Deputy Prime Minister and Minister of Economy, Labour, and Sport
- Incumbent
- Assumed office 4 June 2026
- Prime Minister: Janez Janša
- Preceded by: Matjaž Han (as Minister of Economy, Tourism, and Sport) Luka Mesec (as Minister of Labour, Family, Social Affairs, and Equal Opportunities)

Member of the National Assembly
- In office 13 July 2014 – 10 April 2026

Minister of Foreign Affairs
- In office 13 March 2020 – 1 June 2022
- Prime Minister: Janez Janša
- Preceded by: Miro Cerar
- Succeeded by: Tanja Fajon

Personal details
- Born: 15 May 1976 (age 50) Ljubljana, SR Slovenia, SFR Yugoslavia
- Party: Democrats (since 2024)
- Other political affiliations: Slovenian Democratic Party (1999–2024)

= Anže Logar =

Slovenian politician (born 1976)

Anže Logar (born 15 May 1976) is a Slovenian politician who was Minister of Foreign Affairs in the third Janša cabinet from March 2020 to June 2022.
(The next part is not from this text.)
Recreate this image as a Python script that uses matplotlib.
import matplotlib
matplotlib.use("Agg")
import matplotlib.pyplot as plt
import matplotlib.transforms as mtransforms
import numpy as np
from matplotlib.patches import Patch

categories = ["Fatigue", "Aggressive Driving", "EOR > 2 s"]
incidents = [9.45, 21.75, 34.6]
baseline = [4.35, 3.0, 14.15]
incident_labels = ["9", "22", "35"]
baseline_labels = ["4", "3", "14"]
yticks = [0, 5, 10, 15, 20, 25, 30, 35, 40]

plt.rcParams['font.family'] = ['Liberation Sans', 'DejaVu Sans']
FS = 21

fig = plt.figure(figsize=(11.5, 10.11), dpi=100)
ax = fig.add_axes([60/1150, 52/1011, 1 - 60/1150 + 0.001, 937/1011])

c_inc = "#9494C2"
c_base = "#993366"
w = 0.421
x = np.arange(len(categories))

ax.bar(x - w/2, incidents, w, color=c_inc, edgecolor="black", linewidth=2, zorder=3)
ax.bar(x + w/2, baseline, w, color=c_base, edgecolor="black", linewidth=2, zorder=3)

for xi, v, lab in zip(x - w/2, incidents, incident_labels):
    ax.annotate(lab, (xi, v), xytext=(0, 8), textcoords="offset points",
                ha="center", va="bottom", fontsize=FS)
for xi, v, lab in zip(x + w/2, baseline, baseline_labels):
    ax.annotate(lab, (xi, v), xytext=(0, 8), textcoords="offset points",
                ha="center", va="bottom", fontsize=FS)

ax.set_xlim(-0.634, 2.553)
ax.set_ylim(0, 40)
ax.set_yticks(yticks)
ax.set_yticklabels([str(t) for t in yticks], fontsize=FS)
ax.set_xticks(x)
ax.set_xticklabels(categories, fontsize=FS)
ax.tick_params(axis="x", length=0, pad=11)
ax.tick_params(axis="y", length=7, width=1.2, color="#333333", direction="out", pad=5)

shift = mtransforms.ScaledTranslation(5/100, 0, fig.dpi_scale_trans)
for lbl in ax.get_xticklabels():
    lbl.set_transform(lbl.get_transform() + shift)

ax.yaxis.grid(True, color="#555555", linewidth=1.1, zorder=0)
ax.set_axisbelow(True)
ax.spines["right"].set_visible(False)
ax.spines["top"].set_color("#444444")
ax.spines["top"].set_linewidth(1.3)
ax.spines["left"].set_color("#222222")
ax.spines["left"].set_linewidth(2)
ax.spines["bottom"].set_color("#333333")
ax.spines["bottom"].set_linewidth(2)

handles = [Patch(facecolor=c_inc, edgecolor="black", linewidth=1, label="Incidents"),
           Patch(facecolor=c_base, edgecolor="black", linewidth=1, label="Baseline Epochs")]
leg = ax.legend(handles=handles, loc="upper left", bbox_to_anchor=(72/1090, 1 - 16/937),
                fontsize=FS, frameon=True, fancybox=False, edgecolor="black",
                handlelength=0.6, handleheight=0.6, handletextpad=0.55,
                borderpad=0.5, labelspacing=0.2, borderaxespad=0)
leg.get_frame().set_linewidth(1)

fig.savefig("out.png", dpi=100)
Logar served as the director of the Government Communication Office in both Governments of Janez Janša, and served as the official spokesperson of the Slovenian Presidency of the Council of the European Union in 2008. He ran in the presidential elections of October and November 2022, but narrowly lost to Nataša Pirc Musar.
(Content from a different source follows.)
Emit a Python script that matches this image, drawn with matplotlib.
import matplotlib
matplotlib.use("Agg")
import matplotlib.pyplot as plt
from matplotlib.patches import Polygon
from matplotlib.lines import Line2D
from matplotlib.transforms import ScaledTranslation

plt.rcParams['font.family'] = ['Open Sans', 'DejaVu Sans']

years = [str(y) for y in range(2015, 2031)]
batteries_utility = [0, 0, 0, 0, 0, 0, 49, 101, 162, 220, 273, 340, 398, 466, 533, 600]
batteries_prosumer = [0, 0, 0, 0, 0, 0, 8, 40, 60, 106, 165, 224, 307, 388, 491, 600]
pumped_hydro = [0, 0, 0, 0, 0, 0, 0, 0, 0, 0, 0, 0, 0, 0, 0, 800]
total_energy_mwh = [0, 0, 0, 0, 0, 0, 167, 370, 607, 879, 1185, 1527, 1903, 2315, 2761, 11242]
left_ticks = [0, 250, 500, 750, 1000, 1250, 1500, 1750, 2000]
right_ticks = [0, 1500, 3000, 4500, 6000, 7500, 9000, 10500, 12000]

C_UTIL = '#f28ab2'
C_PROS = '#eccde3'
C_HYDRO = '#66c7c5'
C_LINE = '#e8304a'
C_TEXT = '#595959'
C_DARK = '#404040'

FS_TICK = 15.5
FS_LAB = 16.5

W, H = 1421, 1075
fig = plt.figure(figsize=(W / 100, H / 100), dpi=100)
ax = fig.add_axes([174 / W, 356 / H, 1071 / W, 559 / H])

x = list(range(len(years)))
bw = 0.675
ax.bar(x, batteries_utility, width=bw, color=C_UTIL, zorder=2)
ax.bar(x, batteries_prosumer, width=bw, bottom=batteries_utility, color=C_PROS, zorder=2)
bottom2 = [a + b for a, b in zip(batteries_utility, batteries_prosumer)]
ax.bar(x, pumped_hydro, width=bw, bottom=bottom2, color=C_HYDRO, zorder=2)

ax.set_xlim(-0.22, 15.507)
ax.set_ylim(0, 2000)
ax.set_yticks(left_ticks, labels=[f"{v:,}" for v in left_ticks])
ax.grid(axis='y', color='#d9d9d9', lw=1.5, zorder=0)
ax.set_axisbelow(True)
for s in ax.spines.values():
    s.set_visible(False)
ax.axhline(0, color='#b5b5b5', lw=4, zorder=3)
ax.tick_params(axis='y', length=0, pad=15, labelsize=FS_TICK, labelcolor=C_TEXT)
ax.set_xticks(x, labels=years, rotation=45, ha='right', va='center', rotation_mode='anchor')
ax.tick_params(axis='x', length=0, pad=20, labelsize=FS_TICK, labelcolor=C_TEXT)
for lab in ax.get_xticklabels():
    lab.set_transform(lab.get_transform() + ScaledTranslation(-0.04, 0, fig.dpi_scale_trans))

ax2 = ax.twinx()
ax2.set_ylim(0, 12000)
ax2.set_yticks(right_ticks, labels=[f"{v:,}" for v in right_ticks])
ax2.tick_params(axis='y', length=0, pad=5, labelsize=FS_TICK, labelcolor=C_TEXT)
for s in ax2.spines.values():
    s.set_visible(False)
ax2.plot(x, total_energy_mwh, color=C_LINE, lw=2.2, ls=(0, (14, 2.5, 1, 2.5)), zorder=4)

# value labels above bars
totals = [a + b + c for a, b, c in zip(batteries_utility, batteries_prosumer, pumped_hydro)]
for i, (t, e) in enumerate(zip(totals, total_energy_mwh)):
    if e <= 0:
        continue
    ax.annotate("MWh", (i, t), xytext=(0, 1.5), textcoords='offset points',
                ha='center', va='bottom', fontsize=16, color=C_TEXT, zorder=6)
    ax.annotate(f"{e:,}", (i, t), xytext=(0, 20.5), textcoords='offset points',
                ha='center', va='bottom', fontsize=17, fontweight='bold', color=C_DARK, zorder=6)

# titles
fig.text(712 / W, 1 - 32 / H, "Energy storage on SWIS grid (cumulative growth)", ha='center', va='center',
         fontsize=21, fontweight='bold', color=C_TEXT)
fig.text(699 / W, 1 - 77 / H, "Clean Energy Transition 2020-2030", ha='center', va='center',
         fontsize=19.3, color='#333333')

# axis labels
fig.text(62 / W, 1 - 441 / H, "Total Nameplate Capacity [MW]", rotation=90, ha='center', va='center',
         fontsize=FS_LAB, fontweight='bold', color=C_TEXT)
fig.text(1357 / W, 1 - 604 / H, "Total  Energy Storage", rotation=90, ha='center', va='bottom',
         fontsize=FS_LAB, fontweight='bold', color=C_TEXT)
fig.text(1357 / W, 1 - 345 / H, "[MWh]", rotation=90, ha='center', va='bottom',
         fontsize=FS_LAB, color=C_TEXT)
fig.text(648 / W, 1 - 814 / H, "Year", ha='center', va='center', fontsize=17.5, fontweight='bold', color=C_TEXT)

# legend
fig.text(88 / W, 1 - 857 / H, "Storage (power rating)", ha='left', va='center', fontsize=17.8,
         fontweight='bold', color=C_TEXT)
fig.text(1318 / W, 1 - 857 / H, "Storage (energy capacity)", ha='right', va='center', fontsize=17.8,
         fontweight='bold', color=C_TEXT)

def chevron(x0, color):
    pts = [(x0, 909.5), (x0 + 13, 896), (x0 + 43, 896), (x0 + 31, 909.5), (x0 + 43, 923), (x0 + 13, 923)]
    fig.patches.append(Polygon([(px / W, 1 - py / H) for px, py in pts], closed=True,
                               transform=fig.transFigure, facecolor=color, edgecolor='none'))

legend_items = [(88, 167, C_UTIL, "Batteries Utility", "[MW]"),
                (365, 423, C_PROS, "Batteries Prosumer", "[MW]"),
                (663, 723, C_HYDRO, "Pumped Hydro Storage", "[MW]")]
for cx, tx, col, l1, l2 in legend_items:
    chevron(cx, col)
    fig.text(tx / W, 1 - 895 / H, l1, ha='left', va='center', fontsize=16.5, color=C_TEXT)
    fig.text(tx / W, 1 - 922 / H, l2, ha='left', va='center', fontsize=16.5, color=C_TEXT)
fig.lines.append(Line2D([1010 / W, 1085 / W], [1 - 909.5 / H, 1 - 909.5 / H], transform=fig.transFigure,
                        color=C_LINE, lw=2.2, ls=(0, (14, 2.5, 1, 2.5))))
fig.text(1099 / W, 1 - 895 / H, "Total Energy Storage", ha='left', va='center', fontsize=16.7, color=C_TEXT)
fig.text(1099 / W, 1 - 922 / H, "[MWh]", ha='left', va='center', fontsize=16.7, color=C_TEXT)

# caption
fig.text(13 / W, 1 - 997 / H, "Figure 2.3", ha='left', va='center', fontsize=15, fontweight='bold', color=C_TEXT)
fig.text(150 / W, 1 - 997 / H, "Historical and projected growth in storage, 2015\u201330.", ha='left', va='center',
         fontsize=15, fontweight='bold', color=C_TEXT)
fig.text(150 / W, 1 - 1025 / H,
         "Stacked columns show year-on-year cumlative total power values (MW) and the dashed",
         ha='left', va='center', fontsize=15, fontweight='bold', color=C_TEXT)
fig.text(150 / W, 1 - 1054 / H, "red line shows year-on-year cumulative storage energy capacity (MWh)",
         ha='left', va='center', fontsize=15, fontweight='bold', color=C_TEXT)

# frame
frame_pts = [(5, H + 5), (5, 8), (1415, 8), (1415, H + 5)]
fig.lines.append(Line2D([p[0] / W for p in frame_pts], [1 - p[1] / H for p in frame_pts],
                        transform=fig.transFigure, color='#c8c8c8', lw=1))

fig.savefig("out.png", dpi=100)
==Education and early life==
In 2000, Logar graduated at the Faculty of Economics in Ljubljana. In January 2006, he obtained his MSc degree at The Graduate School of Government and European Studies. In July 2016 Logar received a doctorate from the Faculty of Applied Social Studies in Nova Gorica.

Logar started working in 2000 in the marketing division of SKB Bank, Société Générale group. In view of Slovenia's EU accession, in 2003 he moved to Brussels to work as adviser as the new Slovenian Members of the European Parliament from the European People's Party group (SDS).

== Political career ==
He then joined Janez Janša's cabinet as head of public relations of the government office for European affairs (2006–07) and director of the government's communication office UKOM (2007–08); during this period he was also the official spokesperson of the Slovenian Presidency of the Council of the European Union in 2008. As Janša was replaced in government by Borut Pahor, Logar remained as officer in UKOM. He was re-appointed director with the second Janša cabinet in 2012. The following year, Logar was appointed Minister Plenipotentiary at the Directorate for Economic Diplomacy of the Slovenian Ministry of Foreign Affairs.

In the 2014 parliamentary elections, Logar was elected to the Slovenian National Assembly on the list of the Slovenian Democratic Party (SDS). He chaired the Committee of Inquiry into identifying abuses in the Slovenian banking system and determining the causes and responsibilities for the second overhaul of the banking system in independent Slovenia. He was a member of the parliamentary friendship groups with Israel, France, and the United States. He was re-elected in 2018.

In early 2020, Logar was appointed minister of foreign affairs of Slovenia in the third Janša cabinet. At the parliamentary hearing he mentioned as priority the expansion of the diplomatic network, better cooperation with the Ministry of Defense, and strengthening relations with neighboring Croatia including the implementation of the arbitral award on the Piran Bay dispute.
He was endorsed by the committee with 13 votes in favour and 7 against.

He was criticised in April 2020 for forwarding to the Council of Europe a letter claiming that most media outlets in Slovenia stemmed from the communist regime. In November 2022, Logar conceded defeat to Nataša Pirc Musar in the presidential elections and congratulated her for her victory.

==Honours==
On 16 February 2007, on the occasion of Independence Day, the Lithuanian President Valdas Adamkus conferred upon him a state award – the Life Saving Cross for his merits in saving the life of a citizen of Lithuania from drowning in a Hungarian lake.

On October 14, 2022, Italian President Sergio Mattarella announced that he would award Logar the highest recognition of the Italian state, namely the Knight of the Grand Cross decoration for his merits in promoting and deepening bilateral relations between Italy and Slovenia.